■ **Exercise details**
Copy each line below that includes "Give".

■ **Information supplied**
━━━━━━━━━━━━━━━━━━━━
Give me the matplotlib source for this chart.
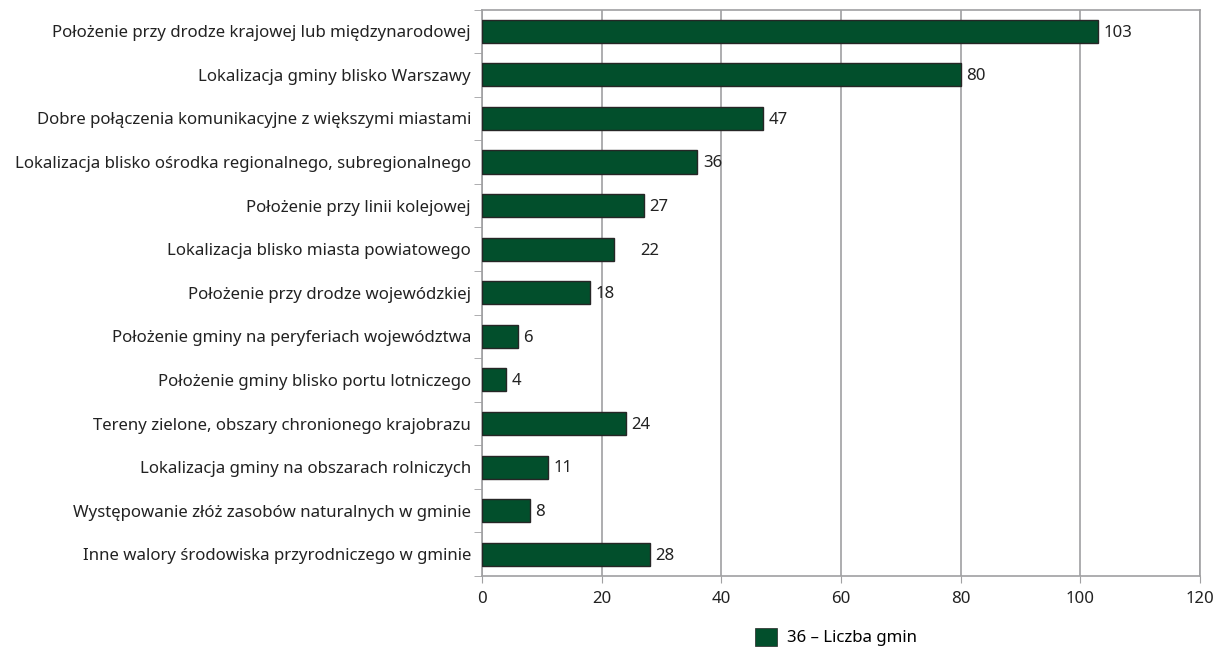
━━━━━━━━━━━━━━━━━━━━
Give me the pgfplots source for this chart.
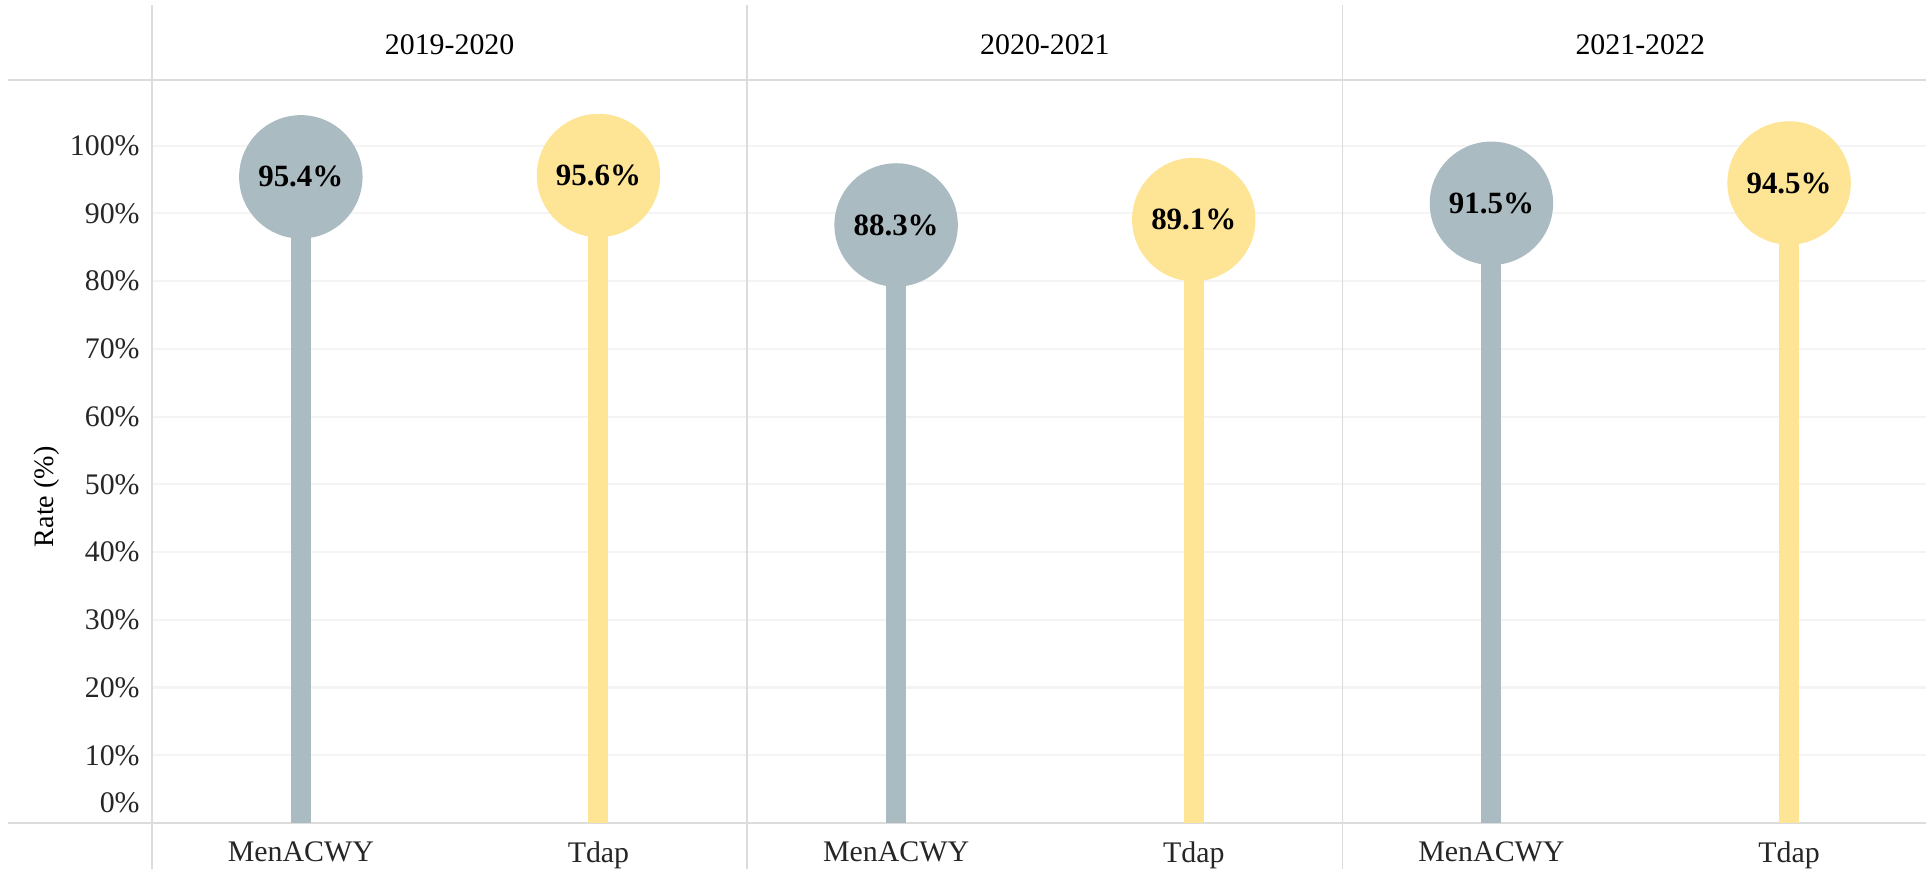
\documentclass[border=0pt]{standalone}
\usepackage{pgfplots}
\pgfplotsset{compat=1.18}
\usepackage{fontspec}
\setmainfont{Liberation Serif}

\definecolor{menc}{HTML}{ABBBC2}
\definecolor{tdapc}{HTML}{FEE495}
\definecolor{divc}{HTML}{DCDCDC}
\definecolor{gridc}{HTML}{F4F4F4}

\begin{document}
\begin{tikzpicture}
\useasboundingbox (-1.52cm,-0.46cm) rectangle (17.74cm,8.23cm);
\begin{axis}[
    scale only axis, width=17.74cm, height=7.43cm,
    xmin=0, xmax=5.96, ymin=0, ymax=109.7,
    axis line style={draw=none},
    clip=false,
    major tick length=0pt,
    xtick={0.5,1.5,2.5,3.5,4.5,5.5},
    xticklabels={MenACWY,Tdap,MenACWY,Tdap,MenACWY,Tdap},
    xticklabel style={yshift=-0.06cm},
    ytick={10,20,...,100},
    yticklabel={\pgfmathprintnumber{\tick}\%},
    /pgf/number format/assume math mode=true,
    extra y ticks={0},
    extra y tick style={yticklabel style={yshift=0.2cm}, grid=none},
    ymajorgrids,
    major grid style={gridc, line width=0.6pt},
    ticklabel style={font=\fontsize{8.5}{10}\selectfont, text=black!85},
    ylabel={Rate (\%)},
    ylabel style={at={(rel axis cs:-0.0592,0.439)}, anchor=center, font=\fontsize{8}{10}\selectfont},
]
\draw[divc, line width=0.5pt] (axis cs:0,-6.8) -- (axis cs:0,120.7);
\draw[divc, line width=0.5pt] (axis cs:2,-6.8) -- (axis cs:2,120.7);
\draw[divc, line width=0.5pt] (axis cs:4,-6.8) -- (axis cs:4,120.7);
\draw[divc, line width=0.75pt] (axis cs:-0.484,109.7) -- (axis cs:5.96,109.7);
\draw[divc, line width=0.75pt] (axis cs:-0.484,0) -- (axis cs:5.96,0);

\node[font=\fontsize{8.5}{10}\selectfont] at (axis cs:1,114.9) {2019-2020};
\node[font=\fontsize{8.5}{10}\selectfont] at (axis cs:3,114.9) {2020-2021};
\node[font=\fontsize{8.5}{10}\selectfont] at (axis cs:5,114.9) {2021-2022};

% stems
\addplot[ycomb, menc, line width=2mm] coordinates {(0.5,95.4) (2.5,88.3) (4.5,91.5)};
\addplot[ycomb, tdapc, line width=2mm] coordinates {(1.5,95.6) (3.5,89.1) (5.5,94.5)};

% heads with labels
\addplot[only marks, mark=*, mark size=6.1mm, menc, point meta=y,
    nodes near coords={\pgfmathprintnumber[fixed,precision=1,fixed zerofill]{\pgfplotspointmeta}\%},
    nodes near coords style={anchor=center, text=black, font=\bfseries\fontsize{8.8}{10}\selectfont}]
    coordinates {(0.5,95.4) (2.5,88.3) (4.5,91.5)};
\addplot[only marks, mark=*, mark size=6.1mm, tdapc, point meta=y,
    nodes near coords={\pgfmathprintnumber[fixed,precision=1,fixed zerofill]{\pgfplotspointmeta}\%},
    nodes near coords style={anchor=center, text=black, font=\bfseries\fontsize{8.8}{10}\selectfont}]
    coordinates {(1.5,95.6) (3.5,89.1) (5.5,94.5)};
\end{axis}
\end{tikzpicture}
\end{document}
━━━━━━━━━━━━━━━━━━━━
■ **Solution for this task**
Give me the matplotlib source for this chart.
Give me the pgfplots source for this chart.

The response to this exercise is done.